Traveling with Adults

I’m 25 years old. For all intents and purposes I’m a grown ass man. The problem is that I look like I’m 16 and act like I’m 12, so for the sake of argument here we’re going to think of “adults” as more of a generational jump. People my parents age. Well, in this case, specifically my parents.

I spent the last week and change traveling with my entire extended family. 10 “adults” and 9 full-grown “kids” terrorizing Southern France, Italy and Barcelona. An absolutely incredible trip. One that most people would only dream of, but something I was fortunate enough to experience with 18 of the people I love the most in this world. I’m very lucky.

(This is me buttering up my parents, aunts and uncles before I make fun of them for the rest of this…)

What I noticed over the course of 9+ days of family bonding is that traveling is a drastically different experience between the two generations. You never really stop to think about it, but the way that people travel has changed A LOT.

 

For starters, heads were on a swivel this week and if someone was going to rob us they were going to have to rip the 23.50 Euros we had between us from our cold, lifeless bodies.

Relative 1: “I heard that Barcelona is the pickpocketing capital of the world.” 

Relative 2: “Well, I read online that if you super glue your wallet and your passport across the small of your back you can reduce the risk of pickpocketing by up to 30%.”

 

Transportation also proved to be another sticking point. From planes, trains, boats, taxis, busses, we tried them all. Unfortunately, we just never really seemed to nail one…

Relative 1: “There is not a single cab in this incredibly large, vastly populated, European urban center. It’ll be faster if we just walk the 10 kilometers to the restaurant.”

Relative 2: “I have a cab on Cabify that will be here in 4…”

Relative 1: “— We march at sunset!!”

 

And photos. Let’s not get started on photos. We took thousands over the course of the week. Some goofy, some staged, some candid, all of them ripe for social sharing, but how would we all possibly view them???

(photo gets taken)

Relative 1“Can you send that to me? How are we ever going to share all these photos?”

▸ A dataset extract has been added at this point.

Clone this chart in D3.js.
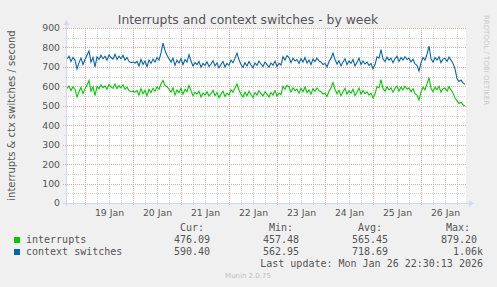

Relative 2: “We can just set up a shared Google Drive folder.”

Relative 1: “I’ll never see them that way. You’re mother never sends them to me. Once you develop the film you can just mail it to me and I’ll make copies at Kinko’s and then take photos of those on my iPhone. There’s a great picture of the top of my head that I think will get a lot of likes if I set it as my profile picture on Facebook.”

 

I get it, though. People are traveling more today than ever before because access to travel has become so much simpler. We have it easy. I was even gently reminded that our great-grandmother took a boat across the Atlantic to Ellis Island and managed to find her husband two states away without ever popping into a cafe to pick up the wifi. NOW THAT WAS TRAVELING!

We may not have agreed on how to do everything during our trip and what one person loved, someone else almost certainly hated. But now that it’s all said and done we can probably all agree that traveling together led us to some great food, a few too many drinks and plenty of new stories to share around the family dinner table.